> [What you are asked to do]: From the first line of the data below through the line holding "[-0.96, -1.9], [1.45, 1.2], [-0.24, 0.7], [0.7], [-0.72]]", output each line exactly and leave the pictures out.

> [Exercise materials]:
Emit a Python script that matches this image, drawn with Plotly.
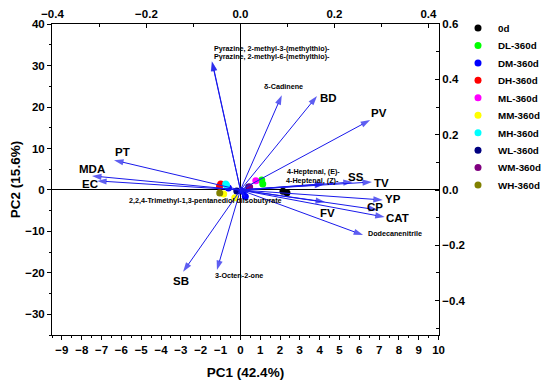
import plotly.graph_objects as go

# ---------------- data ----------------
# Loadings (top / right axes)
var_names = ["Pyrazine, 2-methyl-3-(methylthio)-", "Pyrazine, 2-methyl-6-(methylthio)-",
             "δ-Cadinene", "BD", "PV", "4-Heptenal, (E)-", "4-Heptenal, (Z)-",
             "SS", "TV", "YP", "CP", "CAT", "FV", "Dodecanenitrile",
             "PT", "MDA", "EC", "SB", "3-Octen-2-one",
             "2,2,4-Trimethyl-1,3-pentanediol diisobutyrate"]
load_pc1 = [-0.061, -0.060, 0.088, 0.163, 0.276, 0.180, 0.178,
            0.239, 0.280, 0.303, 0.293, 0.307, 0.180, 0.261,
            -0.269, -0.316, -0.305, -0.122, -0.050, 0.010]
load_pc2 = [0.466, 0.464, 0.343, 0.340, 0.253, 0.023, 0.020,
            0.029, 0.029, -0.036, -0.072, -0.098, -0.043, -0.163,
            0.108, 0.051, 0.033, -0.296, -0.289, -0.025]

# Scores (bottom / left axes)
groups = ["0d", "DL-360d", "DM-360d", "DH-360d", "ML-360d",
          "MM-360d", "MH-360d", "WL-360d", "WM-360d", "WH-360d"]
score_pc1 = [[2.15, 2.35], [1.08, 1.13], [-0.6, 0.15, 0.25], [-0.99, -1.05], [0.78],
             [-0.84, -0.28], [-0.74, -0.70], [-0.18, 0.42], [0.47], [-1.04]]
score_pc2 = [[-0.3, -0.7], [2.4, 1.45], [0.5, -0.4, -1.6], [1.45, 0.9], [2.2],
             [-0.96, -1.9], [1.45, 1.2], [-0.24, 0.7], [0.7], [-0.72]]

# ---------------- style ----------------
group_colors = ["#000000", "#00ff00", "#0000ff", "#ff0000", "#ff00ff",
                "#ffff00", "#00ffff", "#000080", "#800080", "#808000"]
big = {"BD", "PV", "SS", "TV", "YP", "CP", "CAT", "FV", "PT", "MDA", "EC", "SB"}
# label offsets in pixels (dx, dy, anchor)
label_off = {
    "Pyrazine, 2-methyl-3-(methylthio)-": (0, 13, "left"),
    "Pyrazine, 2-methyl-6-(methylthio)-": (0, 5, "left"),
    "δ-Cadinene": (2, 9, "center"),
    "BD": (1, -2, "left"),
    "PV": (9, 7, "center"),
    "4-Heptenal, (E)-": (-12, 12, "center"),
    "4-Heptenal, (Z)-": (-12, 4, "center"),
    "SS": (3, 5, "center"),
    "TV": (9, -1, "center"),
    "YP": (10, 1, "center"),
    "CP": (-3, 3, "center"),
    "CAT": (13, -1, "center"),
    "FV": (2, -11, "center"),
    "Dodecanenitrile": (3, 2, "left"),
    "PT": (8, 8, "center"),
    "MDA": (0, 7, "center"),
    "EC": (-7, -3, "center"),
    "SB": (-2, -9, "center"),
    "3-Octen-2-one": (-4, -6, "left"),
    "2,2,4-Trimethyl-1,3-pentanediol diisobutyrate": (-40, -4, "center"),
}
arrow_color = "rgb(25,25,235)"
FONT = "Arial, Liberation Sans, sans-serif"

fig = go.Figure()

# arrows (loadings)
for name, lx, ly in zip(var_names, load_pc1, load_pc2):
    fig.add_trace(go.Scatter(
        x=[0, lx], y=[0, ly], xaxis="x2", yaxis="y2",
        mode="lines+markers", showlegend=False, hoverinfo="skip",
        line=dict(color=arrow_color, width=1),
        marker=dict(symbol=["circle", "arrow"], size=[0, 10], angleref="previous",
                    color=arrow_color, line=dict(width=0)),
    ))
    dx, dy, anc = label_off[name]
    fig.add_annotation(
        x=lx, y=ly, xref="x2", yref="y2", text=name, showarrow=False,
        xshift=dx, yshift=dy, xanchor=anc, yanchor="middle",
        font=dict(family=FONT, size=11.5 if name in big else 7.2, color="black", weight="bold"),
    )

# figure geometry: plot box is 387 x 311 px with l=44, t=16
# (the page body adds an 8px offset, so the box lands at x 52..439, y 24..335)
FIG_W, FIG_H = 560, 388
M_L, M_T, P_W, P_H = 44, 16, 387, 311

# score points, each with its own legend box for exact spacing
legend_font = dict(family=FONT, size=9.8, weight="bold", color="black")
legend_layout = {}
for i, (g, c, xs, ys) in enumerate(zip(groups, group_colors, score_pc1, score_pc2)):
    lname = "legend" if i == 0 else f"legend{i + 1}"
    fig.add_trace(go.Scatter(
        x=xs, y=ys, mode="markers", name=g, legend=lname,
        marker=dict(color=c, size=7, line=dict(width=0)),
    ))
    legend_layout[lname] = dict(x=(450 - M_L) / P_W, y=1 - (20 + 17.45 * i - M_T) / P_H,
                                xanchor="left", yanchor="middle",
                                font=legend_font, bgcolor="rgba(0,0,0,0)", itemwidth=30)

tickfont = dict(family=FONT, size=11.5, color="black", weight="bold")
axis_common = dict(showgrid=False, showline=True, linecolor="black", linewidth=1,
                   tickcolor="black", tickwidth=1, tickfont=tickfont, automargin=False)

fig.update_layout(
    width=FIG_W, height=FIG_H,
    margin=dict(l=M_L, r=FIG_W - M_L - P_W, t=M_T, b=FIG_H - M_T - P_H, autoexpand=False),
    paper_bgcolor="white", plot_bgcolor="white",
    font=dict(family=FONT, color="black"),
    xaxis=dict(range=[-9.5, 10.02], dtick=1, tick0=0, ticks="outside", ticklen=4,
               minor=dict(dtick=0.5, ticks="outside", ticklen=2, tickcolor="black"),
               zeroline=True, zerolinecolor="black", zerolinewidth=1,
               title=dict(text="PC1 (42.4%)", font=dict(family=FONT, size=13.5, weight="bold"), standoff=12),
               **axis_common),
    yaxis=dict(range=[-35, 40.05], dtick=10, tick0=0, ticks="outside", ticklen=4,
               minor=dict(dtick=5, ticks="outside", ticklen=2, tickcolor="black"),
               zeroline=True, zerolinecolor="black", zerolinewidth=1,
               title=dict(text="PC2 (15.6%)", font=dict(family=FONT, size=13.5, weight="bold"), standoff=5),
               **axis_common),
    xaxis2=dict(overlaying="x", side="top", range=[-0.401, 0.4225], dtick=0.2, tick0=0,
                tickformat=".1f", ticks="inside", ticklen=4,
                minor=dict(dtick=0.1, ticks="inside", ticklen=3, tickcolor="black"),
                zeroline=False, **axis_common),
    yaxis2=dict(overlaying="y", side="right", range=[-0.5245, 0.6005], dtick=0.2, tick0=0,
                tickformat=".1f", ticks="inside", ticklen=4,
                minor=dict(dtick=0.1, ticks="inside", ticklen=3, tickcolor="black"),
                zeroline=False, **axis_common),
    **legend_layout,
)

fig.write_html("out.html")
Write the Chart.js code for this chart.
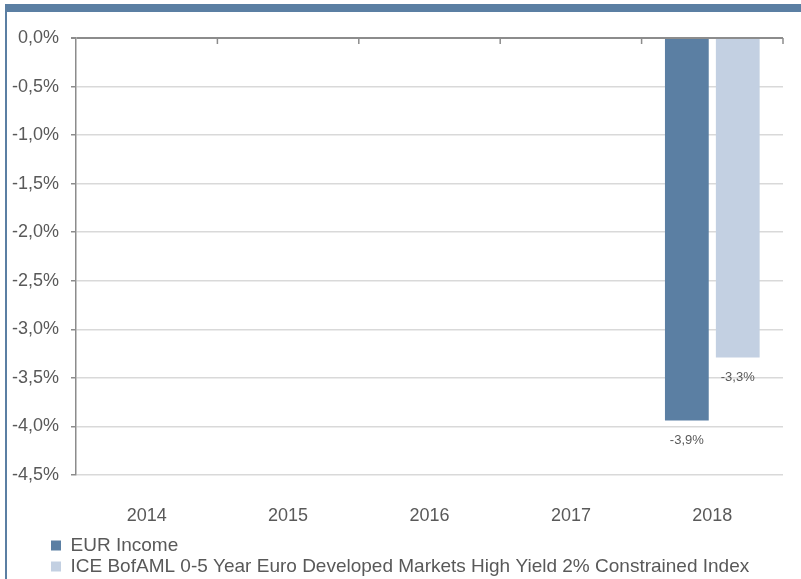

> [Full response]:
Emit a Python script that matches this image, drawn with Plotly.
import plotly.graph_objects as go

# ---------------- data ----------------
# Loadings (top / right axes)
var_names = ["Pyrazine, 2-methyl-3-(methylthio)-", "Pyrazine, 2-methyl-6-(methylthio)-",
             "δ-Cadinene", "BD", "PV", "4-Heptenal, (E)-", "4-Heptenal, (Z)-",
             "SS", "TV", "YP", "CP", "CAT", "FV", "Dodecanenitrile",
             "PT", "MDA", "EC", "SB", "3-Octen-2-one",
             "2,2,4-Trimethyl-1,3-pentanediol diisobutyrate"]
load_pc1 = [-0.061, -0.060, 0.088, 0.163, 0.276, 0.180, 0.178,
            0.239, 0.280, 0.303, 0.293, 0.307, 0.180, 0.261,
            -0.269, -0.316, -0.305, -0.122, -0.050, 0.010]
load_pc2 = [0.466, 0.464, 0.343, 0.340, 0.253, 0.023, 0.020,
            0.029, 0.029, -0.036, -0.072, -0.098, -0.043, -0.163,
            0.108, 0.051, 0.033, -0.296, -0.289, -0.025]

# Scores (bottom / left axes)
groups = ["0d", "DL-360d", "DM-360d", "DH-360d", "ML-360d",
          "MM-360d", "MH-360d", "WL-360d", "WM-360d", "WH-360d"]
score_pc1 = [[2.15, 2.35], [1.08, 1.13], [-0.6, 0.15, 0.25], [-0.99, -1.05], [0.78],
             [-0.84, -0.28], [-0.74, -0.70], [-0.18, 0.42], [0.47], [-1.04]]
score_pc2 = [[-0.3, -0.7], [2.4, 1.45], [0.5, -0.4, -1.6], [1.45, 0.9], [2.2],
             [-0.96, -1.9], [1.45, 1.2], [-0.24, 0.7], [0.7], [-0.72]]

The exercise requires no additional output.